One thing that had always annoyed me as a vocal student was that when I had a teacher who was also a professional performer, it seemed as though my lessons took a back seat to their career. It was not uncommon for last minute cancellations when my teacher had a gig come up. I knew this was not the kind of teacher I wanted to be, so after a long period of consideration, I decided I needed to choose between performing or teaching, but I wasn’t interested in doing them both simultaneously.
Having made the decision to build my studio from scratch and retire from performing, I got a 9 to 5 job as a secretary in order to have a steady income and unchanging work hours. I began teaching in the evenings on on the weekends out of my apartment. During this time I never stopped taking my weekly voice lessons. I built my website back when Internet was just starting to be a marketing tool (my URL is voice-lessons.com, so that tells you how long I’ve been at this). I used to run ads in local papers, music trade magazines and in programs for plays and choirs. I would post fliers each week at places like coffee houses and university bulletin boards. In the beginning I gave a LOT of free lessons in order to be able to practice my teaching and start building my reputation.
Slowly over a period of about two years while still working my full-time secretarial job, I was teaching about 20 hours per week (which, along with my teaching, was a 70 to 80 hour work-week for me). Since I was finally teaching fairly steadily by then, I decided it was time to quit my “day job” and completely support myself as a voice teacher. This was a frightening transition for me, but I went full steam ahead. It was about then that I moved my studio from my home into its own building.
Since the beginning, I have constantly committed myself to my education. In addition to weekly voice lessons, I went to every workshop and master class I could afford. I would observe my teacher giving lessons each week either live, or listening over the telephone (as we didn’t yet have Skype). Nothing was going to stop me from being the very best voice teacher I could be. Over the next 10 years I built my studio into something I continue to be quite proud of.
When I transitioned into my work with the Institute for Vocal Advancement (IVA), I had already been teaching for about 13 years; yet I noticed that with IVA, my teaching took a dramatic turn for the better. The IVA teacher training and pedagogy programs are something the likes of which I have never seen before. Most of the training that I had prior to IVA was piecemeal; yet now so many holes in my education continue to be revealed and remedied.
I think something essential which has also enabled me to build my studio as well as I have over the years, is the fact that I am first and foremost a singer. Having had a history of singing professionally for many years, I know what it’s like to train, perform, gig and tour. Singing to me is not something theoretical, it is how I have been living my life for the past 35 years.

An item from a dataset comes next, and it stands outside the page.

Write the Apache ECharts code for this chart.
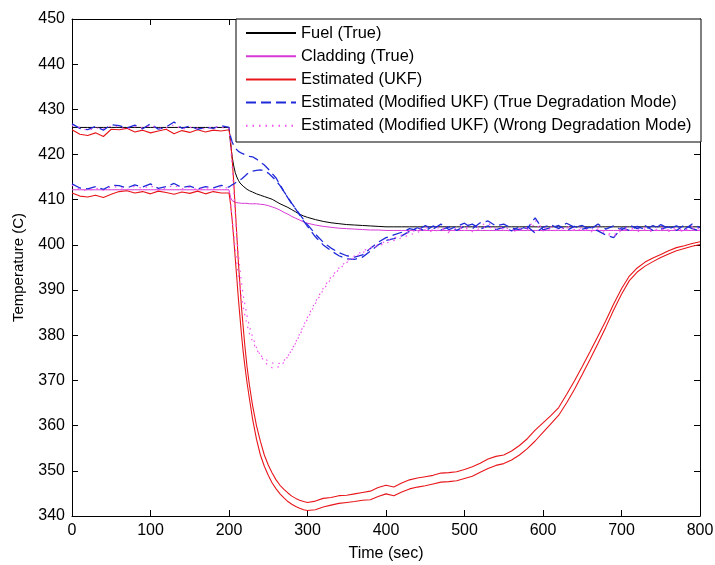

My purpose in sharing my story is to, I hope, illustrate that becoming a voice teacher is a process, not an event. It is a journey that can be both challenging and quite rewarding. Building my studio has not been easy, but it has been exhilarating. Being a voice teacher has never been a simple “business opportunity” for me–it is my life’s passion. Being a teacher of singing holds a type of satisfaction that goes much deeper than that which I ever knew as a performer. For me, teaching singing is more than a career, it is a calling.